In this area, much progress has been made and customers’ growing interest as well as the political situation will only intensify the need for better and, more importantly, affordable electric cars on the global market.

The development and marketing of electric cars and hardware, however, is only one small aspect of a much bigger challenge. In order to bring electric mobility to the streets in rural as well as urban areas, its logic must be adjusted to the daily routines of the respective users – drivers, who have to rely on their cars every day in order to go to work, pick up their kids from school or go on vacation.
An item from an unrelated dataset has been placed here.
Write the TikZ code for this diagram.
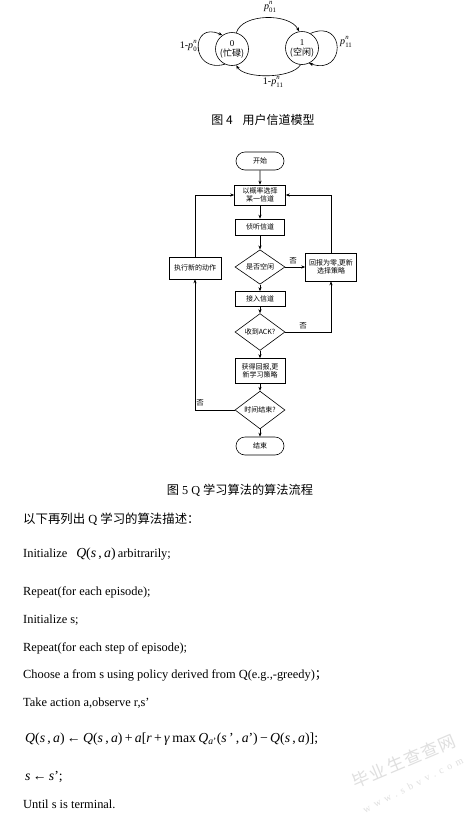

If we look at the daily routines of an average car in Western industrialised societies, the overwhelming majority of the day (approximately 22 hours) is spent parked: parked at home, parked at work, or parked in front of the supermarket. So, the actual challenge is not to further and further enhance the battery capacities of EV models in order to maximise the reach of the cars, but rather to create charging spots everywhere EVs might park – mostly at work places and at home.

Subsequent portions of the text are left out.